Maximierung von Gewinn und Konsum

Die bebaute Umwelt, die wir uns geschaffen haben, wird von unseren Motiven hervorgebracht. Wir wollen uns auf der einen Seite zuhause gut einrichten, in größeren Immobilien und mit größeren Autos. Dafür müssen auf der Produktionsseite Kosten eingespart werden, auch in der Ausstattung der Arbeitsplätze. Hier wird investiert, was Arbeit einspart. Deshalb werden auch immer mehr Algorithmen Einzug halten. Da Maschinen keine kreativitätssteigernde Umgebung und keine kommunikativ eingerichteten Bürotürme brauchen, weil demnächst der Algorithmus für uns einkauft, werden die Kosten für die Produktion weiter sinken, so dass wir uns dafür mehr leisten können.

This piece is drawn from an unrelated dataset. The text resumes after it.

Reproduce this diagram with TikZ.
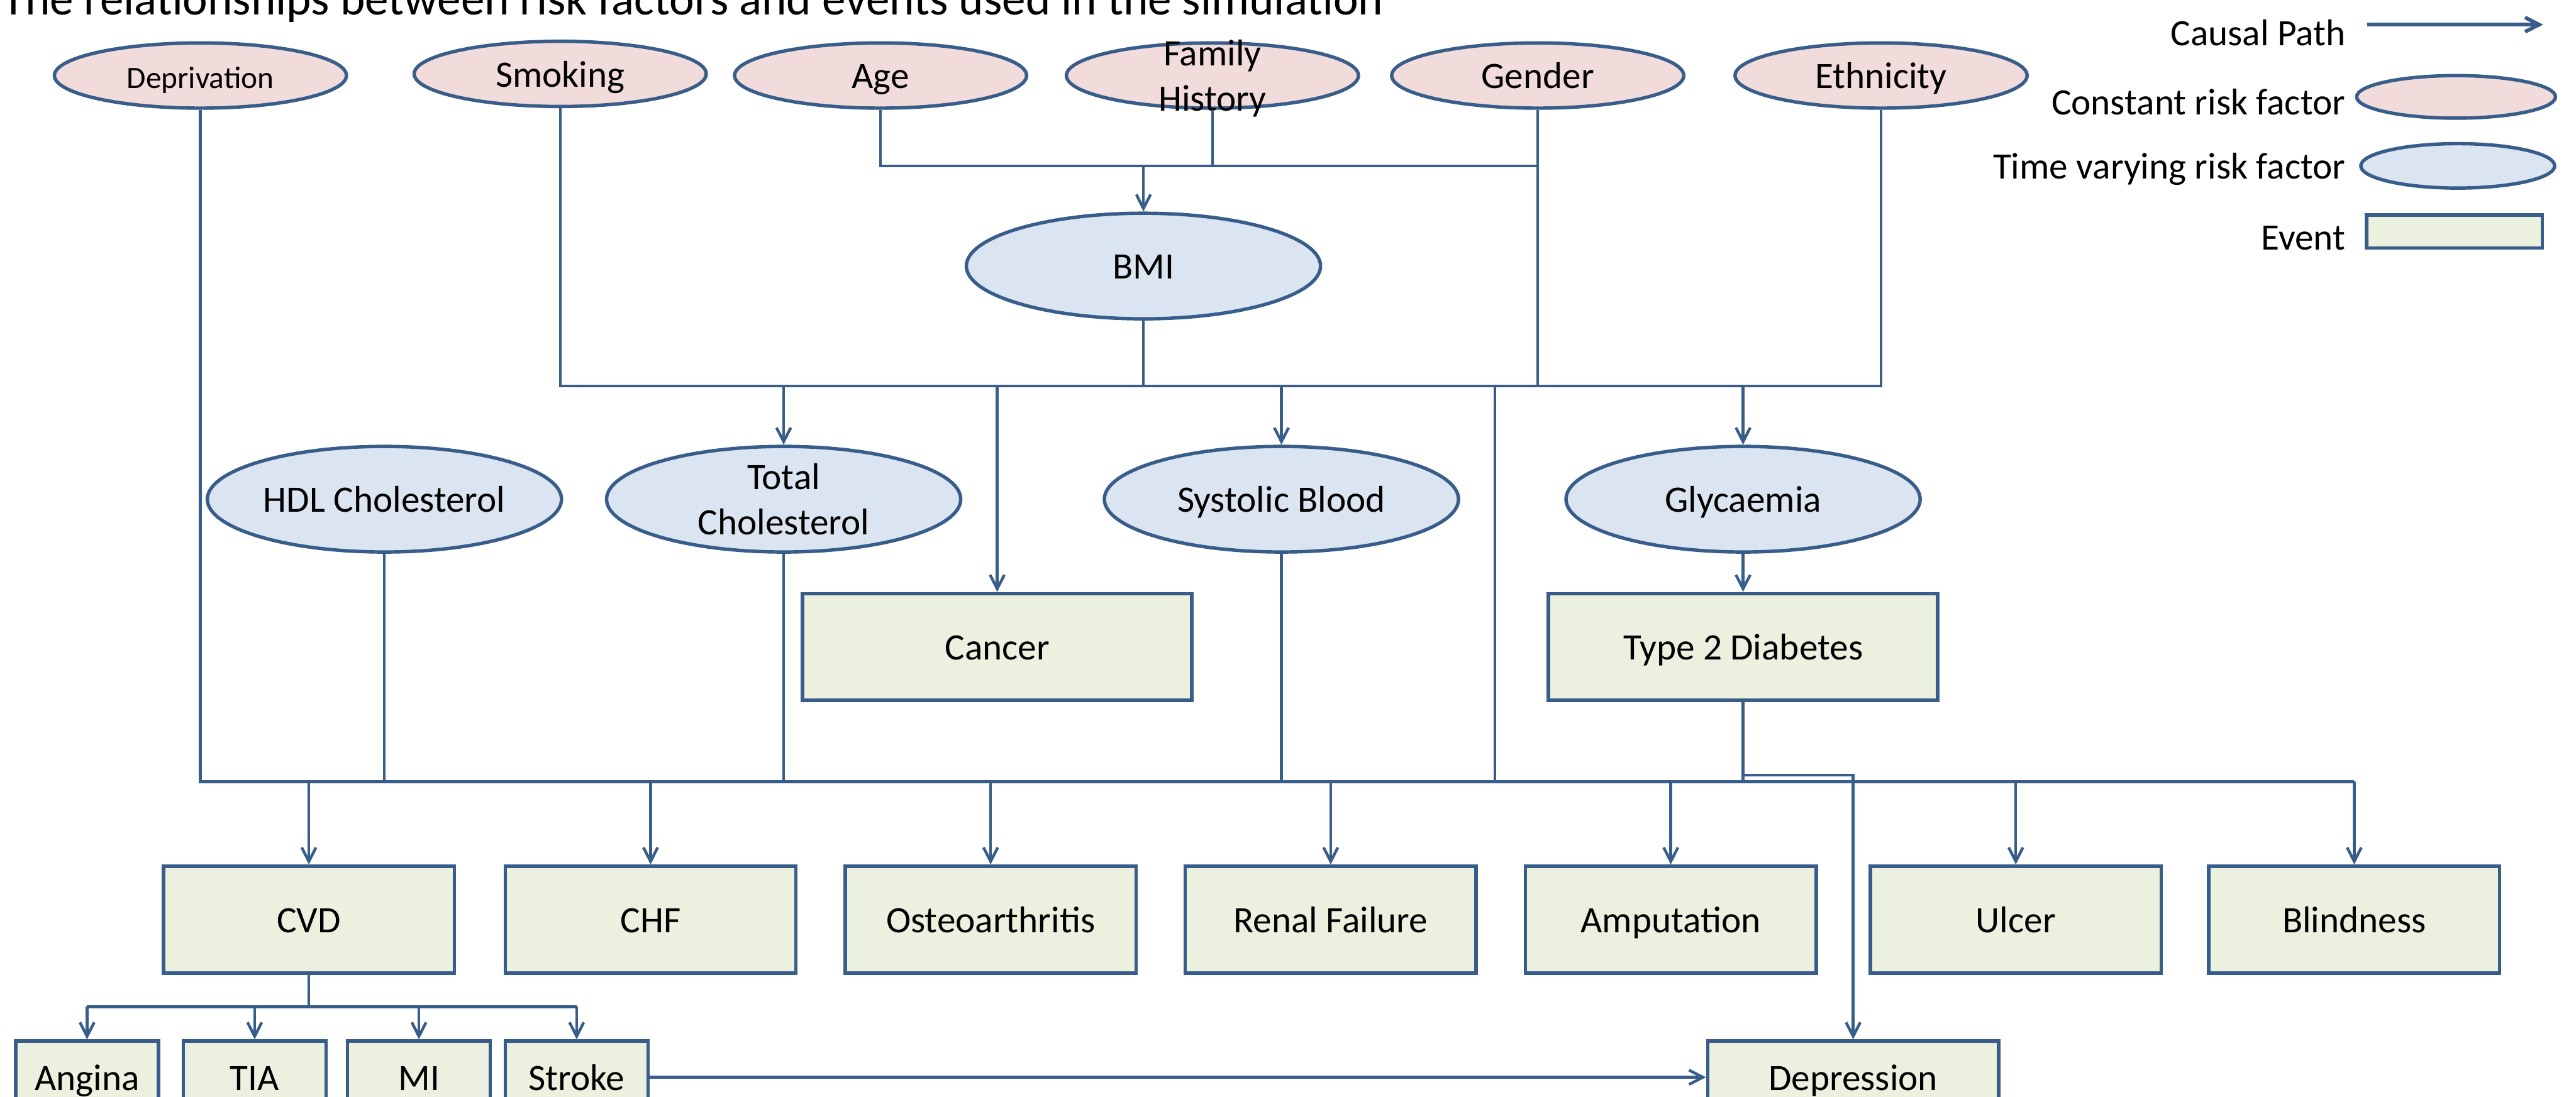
\documentclass[tikz,border=0pt]{standalone}
\usepackage{fontspec}
\setmainfont{Carlito}
\usetikzlibrary{shapes.geometric,arrows.meta}
\definecolor{edgeblue}{RGB}{56,93,138}
\definecolor{constfill}{RGB}{242,220,219}
\definecolor{varyfill}{RGB}{219,229,241}
\definecolor{eventfill}{RGB}{235,241,222}
\newcommand{\twoline}[2]{\smash{\begin{tabular}{@{}c@{}}#1\\#2\end{tabular}}}

\begin{document}
\begin{tikzpicture}[x=0.5288pt,y=-0.5288pt,
    font=\fontsize{12}{14.5}\selectfont,
    shapetext/.style={inner sep=0pt,text height=8.4pt,text depth=0pt},
    constant/.style={ellipse,draw=edgeblue,fill=constfill,line width=1.1pt,shapetext,minimum width=94pt,minimum height=21pt},
    varying/.style={ellipse,draw=edgeblue,fill=varyfill,line width=1.1pt,shapetext,minimum width=114pt,minimum height=34pt},
    event/.style={rectangle,draw=edgeblue,fill=eventfill,line width=1.1pt,shapetext,minimum width=93.6pt,minimum height=34.4pt},
    subevent/.style={event,minimum width=46pt,minimum height=23.3pt},
    link/.style={draw=edgeblue,line width=0.9pt},
    causal/.style={link,-{Straight Barb[length=4.5pt,width=4.6pt]}}]
    \useasboundingbox (0,0) rectangle (1568,668);
    % title
    \node[anchor=base west,inner sep=0pt,font=\fontsize{15.2}{18}\selectfont] (title) at (1,9) {The relationships between risk factors and events used in the simulation};
    % constant risk factors
    \node[constant,font=\fontsize{10}{12}\selectfont] (depriv) at (122,46) {Deprivation};
    \node[constant] (smoking) at (341,45) {Smoking};
    \node[constant] (age) at (536,46) {Age};
    \node[constant] (famhist) at (738,46) {\twoline{Family}{History}};
    \node[constant] (gender) at (936,46) {Gender};
    \node[constant] (ethnic) at (1145,46) {Ethnicity};
    % time varying risk factors
    \node[varying] (bmi) at (696,162) {BMI};
    \node[varying] (hdl) at (234,304) {HDL Cholesterol};
    \node[varying] (totchol) at (477,304) {\twoline{Total}{Cholesterol}};
    \node[varying] (sysbp) at (780,304) {Systolic Blood};
    \node[varying] (glyc) at (1061,304) {Glycaemia};
    % events
    \node[event,minimum width=125.3pt] (cancer) at (607,394) {Cancer};
    \node[event,minimum width=125.3pt] (diab) at (1061,394) {Type 2 Diabetes};
    \node[event] (cvd) at (188,560) {CVD};
    \node[event] (chf) at (396,560) {CHF};
    \node[event] (osteo) at (603,560) {Osteoarthritis};
    \node[event] (renal) at (810,560) {Renal Failure};
    \node[event] (amput) at (1017,560) {Amputation};
    \node[event] (ulcer) at (1227,560) {Ulcer};
    \node[event] (blind) at (1433,560) {Blindness};
    \node[subevent] (angina) at (53,656) {Angina};
    \node[subevent] (tia) at (155,656) {TIA};
    \node[subevent] (mi) at (255,656) {MI};
    \node[subevent] (stroke) at (351,656) {Stroke};
    \node[event,minimum height=23.3pt] (depress) at (1128,656) {Depression};
    % bus levels
    \coordinate (ybmi) at (0,101);
    \coordinate (ytop) at (0,235);
    \coordinate (ylow) at (0,476);
    \coordinate (ydep) at (0,472);
    \coordinate (ycvd) at (0,613);
    \coordinate (drop) at (910,235);
    % paths to BMI
    \draw[link] (age.south) |- (gender.south |- ybmi);
    \draw[link] (famhist.south) -- (famhist.south |- ybmi);
    \draw[causal] (bmi.north |- ybmi) -- (bmi.north);
    % paths to time varying factors
    \draw[link] (smoking.south) |- (ethnic.south |- ytop) -- (ethnic.south);
    \draw[link] (gender.south) -- (gender.south |- ytop);
    \draw[link] (bmi.south) -- (bmi.south |- ytop);
    \foreach \n in {totchol,cancer,sysbp,glyc}
        \draw[causal] (\n.north |- ytop) -- (\n.north);
    \draw[causal] (glyc.south) -- (diab.north);
    % paths to events
    \draw[link] (drop) -- (drop |- ylow);
    \draw[link] (depriv.south) |- (blind.north |- ylow);
    \foreach \n in {hdl,totchol,sysbp,diab}
        \draw[link] (\n.south) -- (\n.south |- ylow);
    \foreach \n in {cvd,chf,osteo,renal,amput,ulcer,blind}
        \draw[causal] (\n.north |- ylow) -- (\n.north);
    \draw[causal] (diab.south |- ydep) -| (depress.north);
    % CVD sub events
    \draw[link] (cvd.south) -- (cvd.south |- ycvd);
    \draw[link] (angina.north |- ycvd) -- (stroke.north |- ycvd);
    \foreach \n in {angina,tia,mi,stroke}
        \draw[causal] (\n.north |- ycvd) -- (\n.north);
    \draw[causal] (stroke) -- (depress);
    % legend
    \coordinate (lgstart) at (1441,15);
    \coordinate (lgend) at (1548,15);
    \node[anchor=east,inner sep=0pt] (lgpath) at (1428,20) {Causal Path};
    \draw[causal,line width=1.2pt] (lgstart) -- (lgend);
    \node[anchor=east,inner sep=0pt] (lgconst) at (1428,62) {Constant risk factor};
    \node[constant,minimum width=64pt,minimum height=13.7pt] (lgconstshape) at (1495,59) {};
    \node[anchor=east,inner sep=0pt] (lgvary) at (1428,103) {Time varying risk factor};
    \node[varying,minimum width=62.4pt,minimum height=14.3pt] (lgvaryshape) at (1496,101) {};
    \node[anchor=east,inner sep=0pt] (lgevent) at (1428,145) {Event};
    \node[event,minimum width=56.6pt,minimum height=10.6pt] (lgeventshape) at (1494,141) {};
\end{tikzpicture}
\end{document}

Aber warum bei der Arbeit wie beim Einkaufen auf Ästhetik verzichten, wenn wir doch kaum zu Hause sind. Muss die Work-Life-Balance nicht gründlicher durchdacht werden?

Es braucht einen neuen Zeitgeist

Wenn wir mehr vom Leben haben wollen, dann kann die Steigerung der Produktion und der Einsatz von Künstlicher Intelligenz nicht das Zukunftsszenario sein. Mehr Bäume, weniger Verkehr, nicht durch Chemie aufbereitete Lebensmittel, mehr Schönheit. Schon um unseren Lebensraum zu erhalten, müssen wir ein neues Verhältnis zur Natur finden. Nicht mehr die Natur verändern, zubetonieren, Tagebau, Ressourcenverbrauch. Eine nachtechnische, innovative Bestimmung unseres Verhältnisses zu den uns umgebenden Lebewesen wird neue Gestaltungsideen für unsere Bauprojekte hervorbringen. Auf einmal wird uns die Hässlichkeit eines Einkaufszentrums bewusst und wir gehen mit dem Fahrrad in der Nähe einkaufen. Sicher werden wir uns dann eine weniger hässliche Umgebung schaffen. Da wir die öden Hallen und die lieblos entworfenen Bürogebäude nicht alle abreißen können, steht es wohl als erstes an, Bäume zu pflanzen und Wandflächen zu begrünen, um die Hässlichkeit zu verdecken.